Un autre clivage s’accentue : celui qui sépare les pays avancés des économies en développement. Les premiers réclament un réexamen en profondeur des règles du jeu ; les seconds redoutent de perdre les dispositifs de soutien qui leur permettent de progresser dans le système commercial mondial. La question du partage des responsabilités, face à la transformation des chaînes d’approvisionnement, alimente les tensions et complexifie la recherche de compromis.

Difficile, dans ce contexte, d’avancer sur de nouveaux sujets.
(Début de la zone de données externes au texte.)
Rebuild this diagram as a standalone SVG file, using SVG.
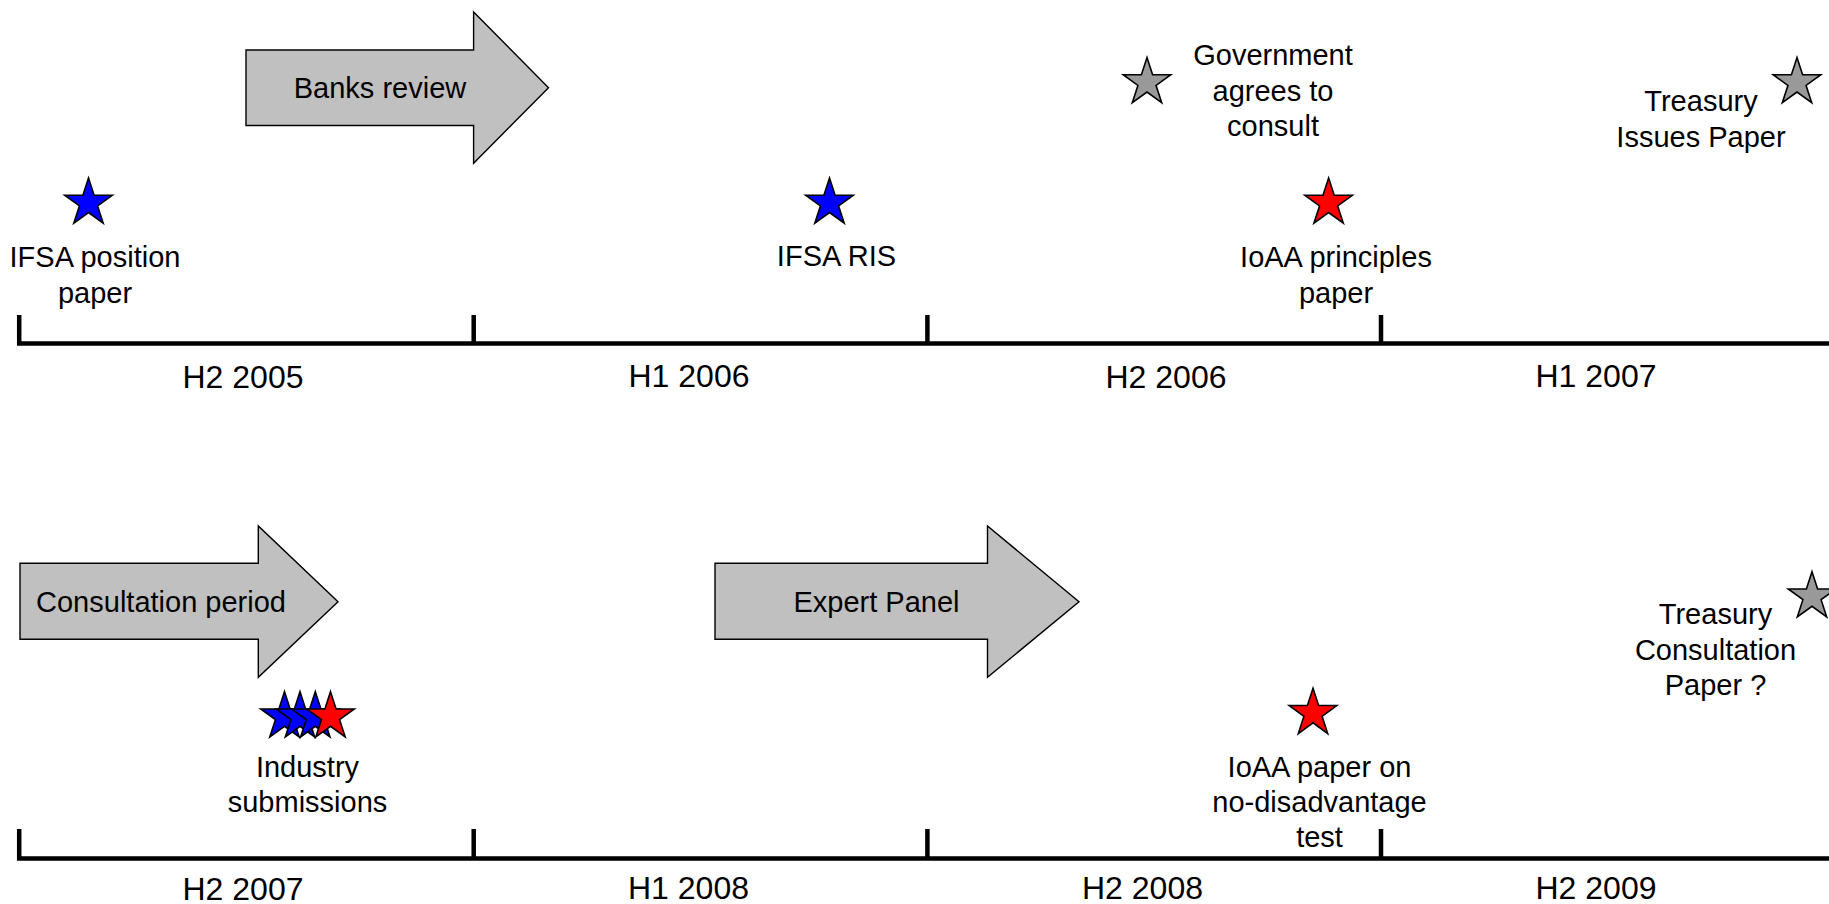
<svg xmlns="http://www.w3.org/2000/svg" xmlns:xlink="http://www.w3.org/1999/xlink" width="1829" height="904" viewBox="0 0 1829 904">
<style>
  .ev { font-family: "Liberation Sans", Arial, sans-serif; font-size: 29px; fill: #000; text-anchor: middle; }
  .per { font-family: "Liberation Sans", Arial, sans-serif; font-size: 32px; fill: #000; text-anchor: middle; }
  .arrow { fill: #c0c0c0; stroke: #000; stroke-width: 1.4; stroke-linejoin: miter; }
  .axis { stroke: #000; stroke-width: 4.5; fill: none; }
  .star { stroke: #000; stroke-width: 1.6; stroke-linejoin: miter; }
  .blue { fill: #0000ff; }
  .red { fill: #ff0000; }
  .gray { fill: #999999; }
</style>
<defs>
  <polygon id="star5" points="0,-25 5.61,-7.73 23.78,-7.73 9.08,2.95 14.69,20.23 0,9.55 -14.69,20.23 -9.08,2.95 -23.78,-7.73 -5.61,-7.73"/>
</defs>
<rect width="1829" height="904" fill="#fff"/>

<g id="axes">
  <g id="timeline-top">
    <path class="axis" d="M17,343.5 H1829 M19.2,315 V345.5 M473.7,315 V345.5 M927.4,315 V345.5 M1381,315 V345.5"/>
  </g>
  <g id="timeline-bottom">
    <path class="axis" d="M17,858.5 H1829 M19.2,829 V860.5 M473.7,829 V860.5 M927.4,829 V860.5 M1381,829 V860.5"/>
  </g>
</g>

<g id="period-labels">
  <text class="per" x="243" y="388">H2 2005</text>
  <text class="per" x="689" y="387">H1 2006</text>
  <text class="per" x="1166" y="388">H2 2006</text>
  <text class="per" x="1596" y="387">H1 2007</text>
  <text class="per" x="243" y="900">H2 2007</text>
  <text class="per" x="688.5" y="899">H1 2008</text>
  <text class="per" x="1142.5" y="899">H2 2008</text>
  <text class="per" x="1596" y="899">H2 2009</text>
</g>

<g id="banks-review">
  <path class="arrow" d="M246,50 H473.6 V12 L548.5,87.7 L473.6,163.3 V125.5 H246 Z"/>
  <text class="ev" x="380" y="98">Banks review</text>
</g>

<g id="consultation-period">
  <path class="arrow" d="M20,563.3 H258.3 V526 L338,601.7 L258.3,677.3 V639.3 H20 Z"/>
  <text class="ev" x="161" y="612">Consultation period</text>
</g>

<g id="expert-panel">
  <path class="arrow" d="M715,563.3 H987.5 V526 L1079,601.7 L987.5,677.3 V639.3 H715 Z"/>
  <text class="ev" x="876.5" y="612">Expert Panel</text>
</g>

<g id="ifsa-position-paper">
  <use xlink:href="#star5" class="star blue" x="88.5" y="203"/>
  <text class="ev" x="95" y="267">IFSA position</text>
  <text class="ev" x="95" y="303">paper</text>
</g>

<g id="ifsa-ris">
  <use xlink:href="#star5" class="star blue" x="829.5" y="203"/>
  <text class="ev" x="836.5" y="266">IFSA RIS</text>
</g>

<g id="government-agrees">
  <use xlink:href="#star5" class="star gray" x="1147" y="82.5"/>
  <text class="ev" x="1273" y="65">Government</text>
  <text class="ev" x="1273" y="100.5">agrees to</text>
  <text class="ev" x="1273" y="136">consult</text>
</g>

<g id="ioaa-principles">
  <use xlink:href="#star5" class="star red" x="1328.6" y="203"/>
  <text class="ev" x="1336" y="267">IoAA principles</text>
  <text class="ev" x="1336" y="303">paper</text>
</g>

<g id="treasury-issues-paper">
  <use xlink:href="#star5" class="star gray" x="1797" y="82.5"/>
  <text class="ev" x="1701" y="110.7">Treasury</text>
  <text class="ev" x="1701" y="146.7">Issues Paper</text>
</g>

<g id="industry-submissions">
  <use xlink:href="#star5" class="star blue" x="284.5" y="716.7"/>
  <use xlink:href="#star5" class="star blue" x="300" y="716.7"/>
  <use xlink:href="#star5" class="star blue" x="315.3" y="716.7"/>
  <use xlink:href="#star5" class="star red" x="330.5" y="716.7"/>
  <text class="ev" x="307.5" y="777">Industry</text>
  <text class="ev" x="307.5" y="812">submissions</text>
</g>

<g id="ioaa-no-disadvantage">
  <use xlink:href="#star5" class="star red" x="1313" y="713.3"/>
  <text class="ev" x="1319.5" y="777">IoAA paper on</text>
  <text class="ev" x="1319.5" y="812">no-disadvantage</text>
  <text class="ev" x="1319.5" y="847">test</text>
</g>

<g id="treasury-consultation-paper">
  <use xlink:href="#star5" class="star gray" x="1812" y="596.7"/>
  <text class="ev" x="1715.5" y="624">Treasury</text>
  <text class="ev" x="1715.5" y="660">Consultation</text>
  <text class="ev" x="1715.5" y="695">Paper ?</text>
</g>
</svg>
Les négociations s’essoufflent, coincées entre intérêts divergents et défiance croissante. Qu’il s’agisse du commerce numérique, de l’environnement ou des subventions industrielles, le consensus s’éloigne. L’OMC, confrontée à ces attentes pressantes de régulation et de transparence, semble parfois hors-jeu.

Mains de différents continents assemblant un globe puzzle

Vers une organisation adaptée aux enjeux contemporains : pistes de réforme et perspectives d’avenir

Le statu quo n’est plus une option. Face à la multiplication des politiques commerciales nationales et à l’éclatement des flux, la réforme de l’OMC s’impose à chaque conférence ministérielle. La dernière en date a permis d’acter un début de consensus : le mécanisme de règlement des différends doit être revu en profondeur, et la régulation doit s’adapter à l’économie numérique qui bouleverse les échanges.

Plusieurs orientations se dégagent, même si elles restent souvent prudentes. D’abord, la relance de l’Organe d’appel revient au cœur des discussions, avec la nécessité de clarifier son rôle et d’ajuster ses procédures pour restaurer la confiance. Ensuite, l’élaboration de nouvelles règles sur les subventions industrielles ou le commerce électronique devient incontournable, portée par la pression croissante des grandes économies et des acteurs émergents. L’évolution du traitement différencié pour les pays les moins avancés soulève des questions : comment soutenir leur développement sans fausser la concurrence ?

La facilitation de l’investissement pour le développement, soutenue par plusieurs membres, ouvre un autre chantier. Les débats s’élargissent : dialogue accru avec les entreprises, intégration des objectifs de développement durable, prise en compte de l’environnement. L’Union européenne, moteur de ce mouvement, propose une stratégie axée sur la transparence et l’ouverture à de nouveaux participants.

Les négociations s’annoncent longues, parfois tendues, mais l’enjeu est clair : renouer avec l’ambition d’un commerce mondial ouvert, prévisible, capable de s’adapter aux chocs à venir. L’avenir de l’OMC se joue dans sa capacité à évoluer ; le temps des certitudes est révolu, celui de la refondation commence. Un nouveau chapitre s’écrit, et il ne ressemblera en rien à ceux qui l’ont précédé.